Als een bestuur(slid) van een organisatie vertrekt of wegvalt, wordt vaak aan een derde, bijvoorbeeld een commissaris, gevraagd de bestuurstaken waar te nemen.
Maar let dan wel op dat de benoeming goed geregeld is. Want anders kan een vervanging wel eens een duur avontuur worden voor de tijdelijke bestuurder.
In de statuten van zuivelbedrijf Imeko staat dat de leden van de directie worden benoemd door de algemene vergadering, die hen te allen tijde kan schorsen en ontslaan. Bovendien bepalen de statuten dat bij afwezigheid van de voltallige directie de raad van commissarissen met het bestuur is belast.
In de zomer van 2002 wordt X. benoemd tot commissaris van het zuivelbedrijf en aangewezen als voorzitter van de RvC. In diezelfde algemene vergadering wordt het honorarium van de commissarissen en een onkostenvergoeding vastgesteld. In verband met het aftreden van de enig bestuurder wordt de directievoering over Imeko vooralsnog overgelaten aan een collega-commissaris van X., die na een periode van waarneming wordt benoemd tot bestuurder. De nieuwe RvC maakt meteen een aantal nieuwe afspraken over de managementvergoeding, losse uren en de kilometervergoeding.
Vier jaar later wordt X. uitgeschreven als commissaris. Volgens de afspraken gemaakt in de ava zomer 2002 heeft hij recht op een vergoeding van (47,5 maanden x 1/12 x € 12.000,- =) € 47.500,-. Maar daarnaast heeft hij in die periode een bedrag van € 563.750,- (volgens Imeko), als bestuurs-/ managementvergoeding ontvangen, alsmede een bedrag van € 70.970,56 als onkostenvergoeding. Zelf zegt hij overigens € 501.900,- als bestuurs-/ managementvergoeding te hebben ontvangen.

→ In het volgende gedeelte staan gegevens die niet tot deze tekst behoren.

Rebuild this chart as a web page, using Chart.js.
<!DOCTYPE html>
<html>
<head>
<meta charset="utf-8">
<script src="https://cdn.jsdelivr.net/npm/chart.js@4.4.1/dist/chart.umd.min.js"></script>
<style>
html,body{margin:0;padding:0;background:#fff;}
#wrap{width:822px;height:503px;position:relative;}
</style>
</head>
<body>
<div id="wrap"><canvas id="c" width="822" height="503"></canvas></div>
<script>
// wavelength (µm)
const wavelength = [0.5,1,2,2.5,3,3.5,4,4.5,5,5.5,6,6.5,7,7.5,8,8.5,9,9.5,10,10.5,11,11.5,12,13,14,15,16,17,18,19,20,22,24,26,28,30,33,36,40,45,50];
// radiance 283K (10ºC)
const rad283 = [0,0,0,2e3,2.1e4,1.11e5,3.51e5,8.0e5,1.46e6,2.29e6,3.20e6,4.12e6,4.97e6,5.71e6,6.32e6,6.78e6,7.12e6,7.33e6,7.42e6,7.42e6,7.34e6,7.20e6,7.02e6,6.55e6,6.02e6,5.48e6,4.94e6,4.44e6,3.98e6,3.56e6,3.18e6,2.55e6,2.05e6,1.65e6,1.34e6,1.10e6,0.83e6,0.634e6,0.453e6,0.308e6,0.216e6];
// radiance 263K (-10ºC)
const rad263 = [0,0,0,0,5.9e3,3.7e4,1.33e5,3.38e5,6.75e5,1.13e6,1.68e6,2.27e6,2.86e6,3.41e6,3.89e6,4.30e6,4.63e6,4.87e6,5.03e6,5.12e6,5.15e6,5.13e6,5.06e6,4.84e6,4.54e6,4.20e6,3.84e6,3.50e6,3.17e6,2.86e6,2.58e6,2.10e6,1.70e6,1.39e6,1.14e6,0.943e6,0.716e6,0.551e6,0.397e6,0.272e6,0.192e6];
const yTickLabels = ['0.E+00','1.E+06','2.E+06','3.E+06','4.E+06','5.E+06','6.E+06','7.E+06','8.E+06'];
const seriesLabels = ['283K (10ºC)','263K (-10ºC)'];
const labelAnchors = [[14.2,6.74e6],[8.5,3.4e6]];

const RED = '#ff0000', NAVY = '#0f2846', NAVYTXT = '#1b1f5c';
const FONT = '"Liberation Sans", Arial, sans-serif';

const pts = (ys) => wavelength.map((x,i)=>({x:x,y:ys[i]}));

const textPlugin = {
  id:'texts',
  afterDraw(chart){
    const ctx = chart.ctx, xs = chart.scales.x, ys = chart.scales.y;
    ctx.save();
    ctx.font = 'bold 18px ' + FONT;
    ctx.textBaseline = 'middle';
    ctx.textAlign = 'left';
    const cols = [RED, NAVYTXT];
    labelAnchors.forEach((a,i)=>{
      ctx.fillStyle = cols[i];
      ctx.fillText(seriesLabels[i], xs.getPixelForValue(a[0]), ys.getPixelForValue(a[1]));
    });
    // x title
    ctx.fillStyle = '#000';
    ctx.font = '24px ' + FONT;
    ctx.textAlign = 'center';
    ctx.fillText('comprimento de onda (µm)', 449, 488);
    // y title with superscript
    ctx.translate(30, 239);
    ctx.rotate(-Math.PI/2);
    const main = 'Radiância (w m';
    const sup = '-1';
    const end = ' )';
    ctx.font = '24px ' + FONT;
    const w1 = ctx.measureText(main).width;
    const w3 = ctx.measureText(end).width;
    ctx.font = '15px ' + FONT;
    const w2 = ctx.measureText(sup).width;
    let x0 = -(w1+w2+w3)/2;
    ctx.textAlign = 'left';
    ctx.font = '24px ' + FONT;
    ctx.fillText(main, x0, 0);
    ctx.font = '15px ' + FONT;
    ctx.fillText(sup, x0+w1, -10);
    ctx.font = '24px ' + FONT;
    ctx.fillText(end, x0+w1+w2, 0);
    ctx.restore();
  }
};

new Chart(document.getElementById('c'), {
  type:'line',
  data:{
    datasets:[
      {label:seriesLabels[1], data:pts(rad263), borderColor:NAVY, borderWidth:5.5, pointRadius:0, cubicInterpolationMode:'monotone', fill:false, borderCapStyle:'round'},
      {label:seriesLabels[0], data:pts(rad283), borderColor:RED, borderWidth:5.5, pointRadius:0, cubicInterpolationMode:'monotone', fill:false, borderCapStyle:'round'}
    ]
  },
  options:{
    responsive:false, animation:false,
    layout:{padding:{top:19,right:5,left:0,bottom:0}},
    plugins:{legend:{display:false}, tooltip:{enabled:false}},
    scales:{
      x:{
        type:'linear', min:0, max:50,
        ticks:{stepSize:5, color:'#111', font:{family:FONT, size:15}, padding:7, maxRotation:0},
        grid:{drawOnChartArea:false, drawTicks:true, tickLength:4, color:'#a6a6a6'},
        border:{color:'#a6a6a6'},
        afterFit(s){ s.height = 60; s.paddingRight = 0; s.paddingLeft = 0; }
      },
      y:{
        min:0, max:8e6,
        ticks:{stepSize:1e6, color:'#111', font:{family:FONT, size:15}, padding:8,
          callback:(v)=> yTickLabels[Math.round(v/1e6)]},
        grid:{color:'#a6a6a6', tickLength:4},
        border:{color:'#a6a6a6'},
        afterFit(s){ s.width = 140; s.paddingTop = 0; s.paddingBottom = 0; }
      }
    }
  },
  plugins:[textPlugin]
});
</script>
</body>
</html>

Het zuivelbedrijf vorderde nu de betaalde managementvergoeding en onkosten terug, omdat de ava hem niet tot bestuurder benoemd had en de beloning voor zijn werkzaamheden als commissaris had dus geen vennootschappelijke grondslag. De Rechtbank Amsterdam stelde vast dat er inderdaad geen rechtsgeldig besluit tot benoeming als bestuurder lag, maar dat terugvordering van de bezoldiging naar maatstaven van redelijkheid en billijkheid niet aanvaardbaar was.

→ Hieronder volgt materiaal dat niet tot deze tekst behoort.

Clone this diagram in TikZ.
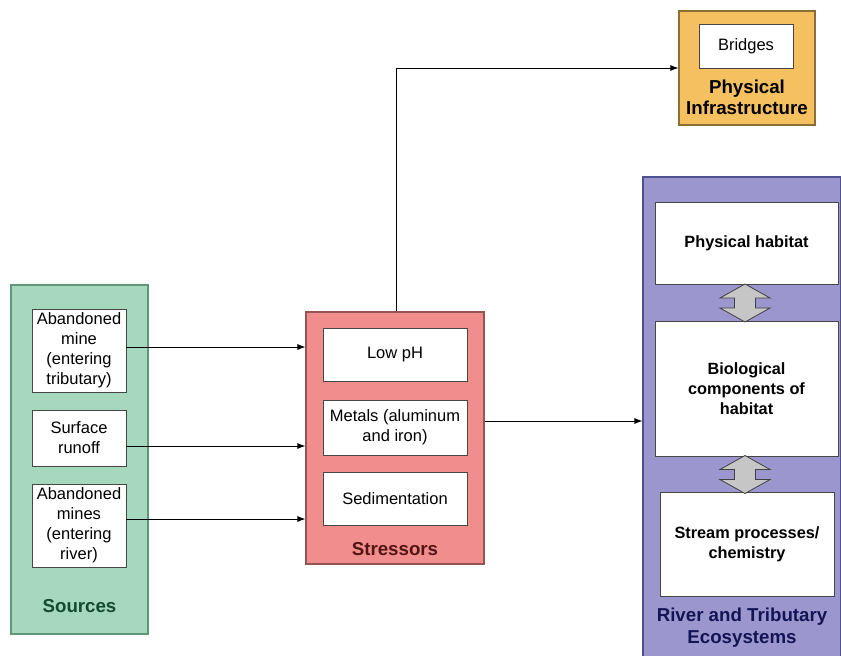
\documentclass[tikz,border=0pt]{standalone}
\usepackage{fontspec}
\setmainfont{Liberation Sans}
\usetikzlibrary{arrows.meta,calc}
\definecolor{srcfill}{RGB}{166,216,190}
\definecolor{srcedge}{RGB}{95,150,120}
\definecolor{srctext}{RGB}{20,75,45}
\definecolor{strfill}{RGB}{240,142,142}
\definecolor{stredge}{RGB}{150,85,85}
\definecolor{strtext}{RGB}{85,20,20}
\definecolor{infill}{RGB}{245,192,95}
\definecolor{inedge}{RGB}{140,110,55}
\definecolor{rivfill}{RGB}{155,151,206}
\definecolor{rivedge}{RGB}{80,80,140}
\definecolor{rivtext}{RGB}{20,20,85}
\definecolor{innedge}{RGB}{70,70,70}
\begin{document}
\begin{tikzpicture}[x=1pt,y=-1pt,
  outer/.style={draw,line width=1.2pt,inner sep=0pt},
  inbox/.style={draw=innedge,fill=white,line width=0.9pt,inner sep=0pt,align=center,
    font=\fontsize{16.5}{20}\selectfont},
  inboxb/.style={inbox,font=\fontsize{16.3}{20}\selectfont\bfseries},
  lbl/.style={align=center,font=\fontsize{18.7}{21.5}\selectfont\bfseries,inner sep=0pt},
  arr/.style={line width=0.8pt,-{Latex[length=8pt,width=6pt]}},
  dblarrow/.pic={\draw[fill=gray!45,draw=gray!50!black,line width=0.8pt]
    (0,-19) -- (25,-5) -- (10.5,-5) -- (10.5,5) -- (25,5) -- (0,19)
    -- (-25,5) -- (-10.5,5) -- (-10.5,-5) -- (-25,-5) -- cycle;}]
\useasboundingbox (0,0) rectangle (841,656);
\clip (0,0) rectangle (841,656);
\fill[white] (0,0) rectangle (841,656);

% Sources
\node[outer,draw=srcedge,fill=srcfill,minimum width=137pt,minimum height=349pt] (sources) at (79.5,459.5) {};
\node[inbox,minimum width=94pt,minimum height=83pt] (src1) at (79,350.5) {Abandoned\\mine\\(entering\\tributary)};
\node[inbox,minimum width=94pt,minimum height=56pt] (src2) at (79,438) {Surface\\runoff};
\node[inbox,minimum width=94pt,minimum height=83pt] (src3) at (79,525.5) {Abandoned\\mines\\(entering\\river)};
\node[lbl,text=srctext] (srclbl) at (79.5,606) {Sources};

% Stressors
\node[outer,draw=stredge,fill=strfill,minimum width=178pt,minimum height=252pt] (stress) at (395,438) {};
\node[inbox,minimum width=144pt,minimum height=53pt] (lowph) at (395,354.5) {Low pH};
\node[inbox,minimum width=144pt,minimum height=55pt] (metals) at (395,427.5) {Metals (aluminum\\and iron)};
\node[inbox,minimum width=144pt,minimum height=53pt] (sed) at (395,498.5) {Sedimentation};
\node[lbl,text=strtext] (strlbl) at (395,549) {Stressors};

% Physical infrastructure
\node[outer,draw=inedge,fill=infill,minimum width=136pt,minimum height=114pt] (infra) at (747,68) {};
\node[inbox,minimum width=94pt,minimum height=44pt] (bridges) at (746,46) {Bridges};
\node[lbl,text=black] (inlbl) at (747,97.5) {Physical\\Infrastructure};

% River and tributary ecosystems
\node[outer,draw=rivedge,fill=rivfill,minimum width=198pt,minimum height=490pt] (river) at (742,422) {};
\node[inboxb,minimum width=183pt,minimum height=82pt] (phys) at (746.5,243) {Physical habitat};
\node[inboxb,minimum width=183pt,minimum height=135pt] (bio) at (746.5,388.5) {Biological\\components of\\habitat};
\node[inboxb,minimum width=174pt,minimum height=104pt] (streamp) at (747,544) {Stream processes/\\chemistry};
\node[lbl,text=rivtext] (rivlbl) at (742,627.5) {River and Tributary\\Ecosystems};
\pic at (745,303) {dblarrow};
\pic at (745,474.5) {dblarrow};

% Connectors
\draw[arr] ($(src1.east)+(0,-3.5)$) -- ($(src1.east -| stress.west)+(0,-3.5)$);
\draw[arr] ($(src2.east)+(0,8)$) -- ($(src2.east -| stress.west)+(0,8)$);
\draw[arr] ($(src3.east)+(0,-6.5)$) -- ($(src3.east -| stress.west)+(0,-6.5)$);
\draw[arr] ($(stress.east)+(0,-17)$) -- ($(stress.east -| river.west)+(0,-17)$);
\draw[arr] ($(stress.north)+(1,0)$) |- (infra.west);
\end{tikzpicture}
\end{document}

Maar in hoger beroep zag het hof dat toch anders. Het hof volgt de benadering van de Hoge Raad: commissarissen kunnen alleen aanspraak maken op een beloning die door de ava is vastgesteld, ongeacht de aard van de verrichte werkzaamheden. De tijdelijk bestuurder heeft de door hem gedeclareerde bestuurstaken verricht in zijn hoedanigheid van commissaris en de door de ava vastgestelde bezoldiging van commissarissen moet worden geacht ook een vergoeding voor die werkzaamheden in te sluiten. X. had daarom geen recht op de (aanvullende) vergoeding.
Over deze formele benadering kan getwist worden. Wie twist en onenigheid helemaal wil voorkomen, doet er verstandig aan advies in te winnen over benoeming en bezoldiging van commissarissen en bestuurders.